Can you write out all the lines word for word, with no pictures?

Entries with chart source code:
···

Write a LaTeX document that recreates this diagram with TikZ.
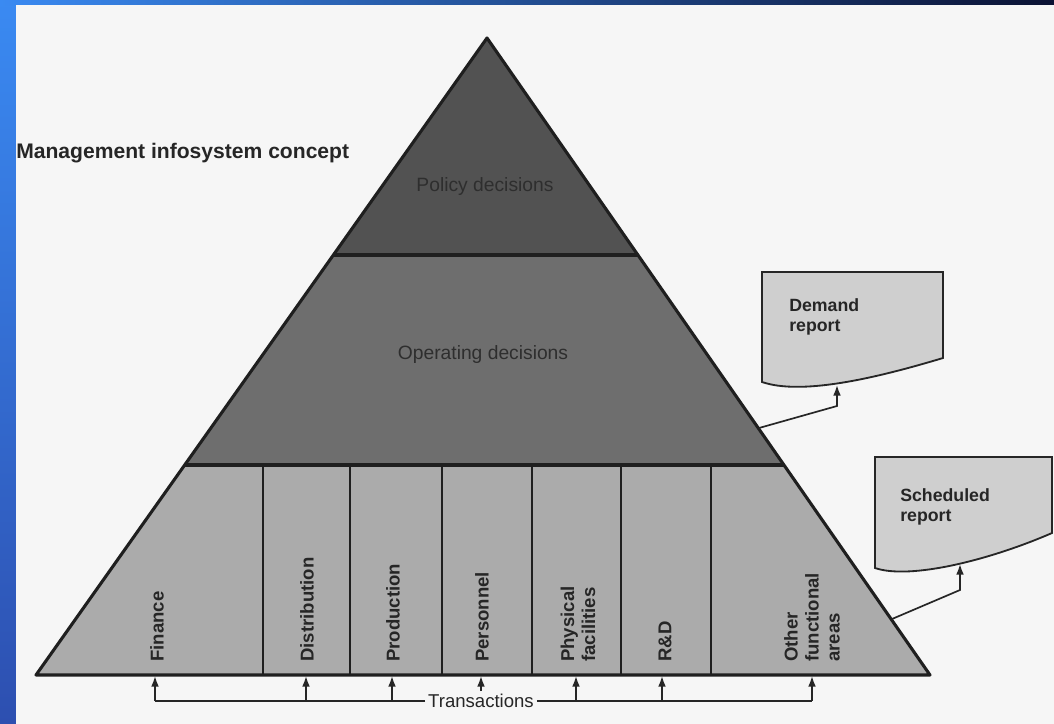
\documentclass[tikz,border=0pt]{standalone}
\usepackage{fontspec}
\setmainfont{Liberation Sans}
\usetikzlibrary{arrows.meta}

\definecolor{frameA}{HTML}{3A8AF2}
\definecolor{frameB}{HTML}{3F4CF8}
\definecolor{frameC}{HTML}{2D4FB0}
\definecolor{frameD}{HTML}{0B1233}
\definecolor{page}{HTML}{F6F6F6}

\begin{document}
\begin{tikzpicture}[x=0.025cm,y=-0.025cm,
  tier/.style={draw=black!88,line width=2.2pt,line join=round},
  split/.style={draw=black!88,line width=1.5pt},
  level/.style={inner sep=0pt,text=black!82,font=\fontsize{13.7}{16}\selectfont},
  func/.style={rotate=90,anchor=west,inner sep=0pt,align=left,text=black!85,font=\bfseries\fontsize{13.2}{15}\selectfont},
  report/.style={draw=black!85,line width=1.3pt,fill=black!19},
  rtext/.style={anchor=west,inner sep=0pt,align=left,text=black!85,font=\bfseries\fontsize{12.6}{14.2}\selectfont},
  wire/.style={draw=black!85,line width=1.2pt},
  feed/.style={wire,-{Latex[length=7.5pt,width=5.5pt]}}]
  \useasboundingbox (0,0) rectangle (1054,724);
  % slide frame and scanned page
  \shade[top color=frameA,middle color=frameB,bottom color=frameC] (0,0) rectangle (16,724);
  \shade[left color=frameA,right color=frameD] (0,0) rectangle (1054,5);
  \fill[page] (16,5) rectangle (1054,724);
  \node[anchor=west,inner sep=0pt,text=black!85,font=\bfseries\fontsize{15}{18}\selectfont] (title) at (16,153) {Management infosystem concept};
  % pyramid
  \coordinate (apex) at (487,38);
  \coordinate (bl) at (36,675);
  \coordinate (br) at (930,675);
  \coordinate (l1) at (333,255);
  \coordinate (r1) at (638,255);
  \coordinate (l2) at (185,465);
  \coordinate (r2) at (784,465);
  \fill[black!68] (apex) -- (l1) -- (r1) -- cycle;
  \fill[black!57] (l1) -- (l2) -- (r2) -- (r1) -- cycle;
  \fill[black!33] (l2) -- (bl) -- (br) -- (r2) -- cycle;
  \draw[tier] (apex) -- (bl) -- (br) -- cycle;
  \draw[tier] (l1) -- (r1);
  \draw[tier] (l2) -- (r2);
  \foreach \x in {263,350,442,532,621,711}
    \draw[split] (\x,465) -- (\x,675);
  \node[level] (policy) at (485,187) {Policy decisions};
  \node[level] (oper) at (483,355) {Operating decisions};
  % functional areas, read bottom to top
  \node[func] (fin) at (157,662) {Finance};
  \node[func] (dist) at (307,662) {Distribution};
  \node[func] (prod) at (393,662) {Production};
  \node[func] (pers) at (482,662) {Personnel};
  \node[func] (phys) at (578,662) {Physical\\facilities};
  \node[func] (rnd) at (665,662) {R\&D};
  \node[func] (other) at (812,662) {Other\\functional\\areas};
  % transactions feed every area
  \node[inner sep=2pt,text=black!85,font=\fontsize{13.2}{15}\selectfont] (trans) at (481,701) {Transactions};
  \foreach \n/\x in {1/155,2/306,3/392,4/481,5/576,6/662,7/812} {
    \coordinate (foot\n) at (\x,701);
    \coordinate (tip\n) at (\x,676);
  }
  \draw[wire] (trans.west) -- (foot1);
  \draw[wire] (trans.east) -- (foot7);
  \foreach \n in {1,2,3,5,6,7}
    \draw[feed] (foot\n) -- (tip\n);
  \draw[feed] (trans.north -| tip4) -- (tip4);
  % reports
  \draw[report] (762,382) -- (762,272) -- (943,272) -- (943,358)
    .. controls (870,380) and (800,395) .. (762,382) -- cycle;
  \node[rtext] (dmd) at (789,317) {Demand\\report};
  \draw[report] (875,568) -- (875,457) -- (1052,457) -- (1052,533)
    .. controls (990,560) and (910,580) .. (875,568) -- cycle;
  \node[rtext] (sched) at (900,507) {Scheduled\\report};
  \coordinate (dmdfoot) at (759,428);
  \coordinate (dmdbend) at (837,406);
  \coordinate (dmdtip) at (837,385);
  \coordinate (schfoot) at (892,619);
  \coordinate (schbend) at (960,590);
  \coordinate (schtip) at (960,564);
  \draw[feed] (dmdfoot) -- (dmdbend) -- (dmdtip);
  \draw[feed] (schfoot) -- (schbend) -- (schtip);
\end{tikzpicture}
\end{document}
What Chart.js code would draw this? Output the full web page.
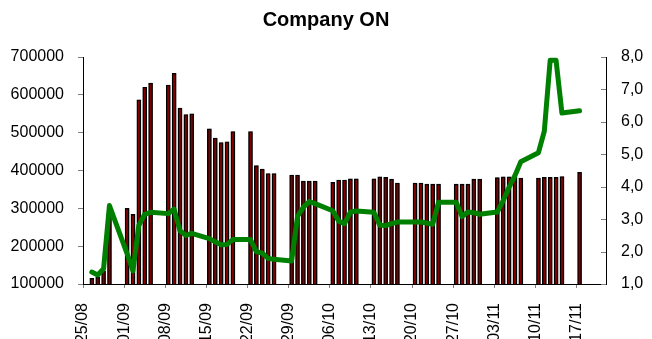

···

Solution
Write a LaTeX document that recreates this diagram with TikZ.
\documentclass[tikz,border=0pt]{standalone}
\usepackage{fontspec}
\setmainfont{Liberation Sans}
\usetikzlibrary{arrows.meta}

\definecolor{frameA}{HTML}{3A8AF2}
\definecolor{frameB}{HTML}{3F4CF8}
\definecolor{frameC}{HTML}{2D4FB0}
\definecolor{frameD}{HTML}{0B1233}
\definecolor{page}{HTML}{F6F6F6}

\begin{document}
\begin{tikzpicture}[x=0.025cm,y=-0.025cm,
  tier/.style={draw=black!88,line width=2.2pt,line join=round},
  split/.style={draw=black!88,line width=1.5pt},
  level/.style={inner sep=0pt,text=black!82,font=\fontsize{13.7}{16}\selectfont},
  func/.style={rotate=90,anchor=west,inner sep=0pt,align=left,text=black!85,font=\bfseries\fontsize{13.2}{15}\selectfont},
  report/.style={draw=black!85,line width=1.3pt,fill=black!19},
  rtext/.style={anchor=west,inner sep=0pt,align=left,text=black!85,font=\bfseries\fontsize{12.6}{14.2}\selectfont},
  wire/.style={draw=black!85,line width=1.2pt},
  feed/.style={wire,-{Latex[length=7.5pt,width=5.5pt]}}]
  \useasboundingbox (0,0) rectangle (1054,724);
  % slide frame and scanned page
  \shade[top color=frameA,middle color=frameB,bottom color=frameC] (0,0) rectangle (16,724);
  \shade[left color=frameA,right color=frameD] (0,0) rectangle (1054,5);
  \fill[page] (16,5) rectangle (1054,724);
  \node[anchor=west,inner sep=0pt,text=black!85,font=\bfseries\fontsize{15}{18}\selectfont] (title) at (16,153) {Management infosystem concept};
  % pyramid
  \coordinate (apex) at (487,38);
  \coordinate (bl) at (36,675);
  \coordinate (br) at (930,675);
  \coordinate (l1) at (333,255);
  \coordinate (r1) at (638,255);
  \coordinate (l2) at (185,465);
  \coordinate (r2) at (784,465);
  \fill[black!68] (apex) -- (l1) -- (r1) -- cycle;
  \fill[black!57] (l1) -- (l2) -- (r2) -- (r1) -- cycle;
  \fill[black!33] (l2) -- (bl) -- (br) -- (r2) -- cycle;
  \draw[tier] (apex) -- (bl) -- (br) -- cycle;
  \draw[tier] (l1) -- (r1);
  \draw[tier] (l2) -- (r2);
  \foreach \x in {263,350,442,532,621,711}
    \draw[split] (\x,465) -- (\x,675);
  \node[level] (policy) at (485,187) {Policy decisions};
  \node[level] (oper) at (483,355) {Operating decisions};
  % functional areas, read bottom to top
  \node[func] (fin) at (157,662) {Finance};
  \node[func] (dist) at (307,662) {Distribution};
  \node[func] (prod) at (393,662) {Production};
  \node[func] (pers) at (482,662) {Personnel};
  \node[func] (phys) at (578,662) {Physical\\facilities};
  \node[func] (rnd) at (665,662) {R\&D};
  \node[func] (other) at (812,662) {Other\\functional\\areas};
  % transactions feed every area
  \node[inner sep=2pt,text=black!85,font=\fontsize{13.2}{15}\selectfont] (trans) at (481,701) {Transactions};
  \foreach \n/\x in {1/155,2/306,3/392,4/481,5/576,6/662,7/812} {
    \coordinate (foot\n) at (\x,701);
    \coordinate (tip\n) at (\x,676);
  }
  \draw[wire] (trans.west) -- (foot1);
  \draw[wire] (trans.east) -- (foot7);
  \foreach \n in {1,2,3,5,6,7}
    \draw[feed] (foot\n) -- (tip\n);
  \draw[feed] (trans.north -| tip4) -- (tip4);
  % reports
  \draw[report] (762,382) -- (762,272) -- (943,272) -- (943,358)
    .. controls (870,380) and (800,395) .. (762,382) -- cycle;
  \node[rtext] (dmd) at (789,317) {Demand\\report};
  \draw[report] (875,568) -- (875,457) -- (1052,457) -- (1052,533)
    .. controls (990,560) and (910,580) .. (875,568) -- cycle;
  \node[rtext] (sched) at (900,507) {Scheduled\\report};
  \coordinate (dmdfoot) at (759,428);
  \coordinate (dmdbend) at (837,406);
  \coordinate (dmdtip) at (837,385);
  \coordinate (schfoot) at (892,619);
  \coordinate (schbend) at (960,590);
  \coordinate (schtip) at (960,564);
  \draw[feed] (dmdfoot) -- (dmdbend) -- (dmdtip);
  \draw[feed] (schfoot) -- (schbend) -- (schtip);
\end{tikzpicture}
\end{document}
What Chart.js code would draw this? Output the full web page.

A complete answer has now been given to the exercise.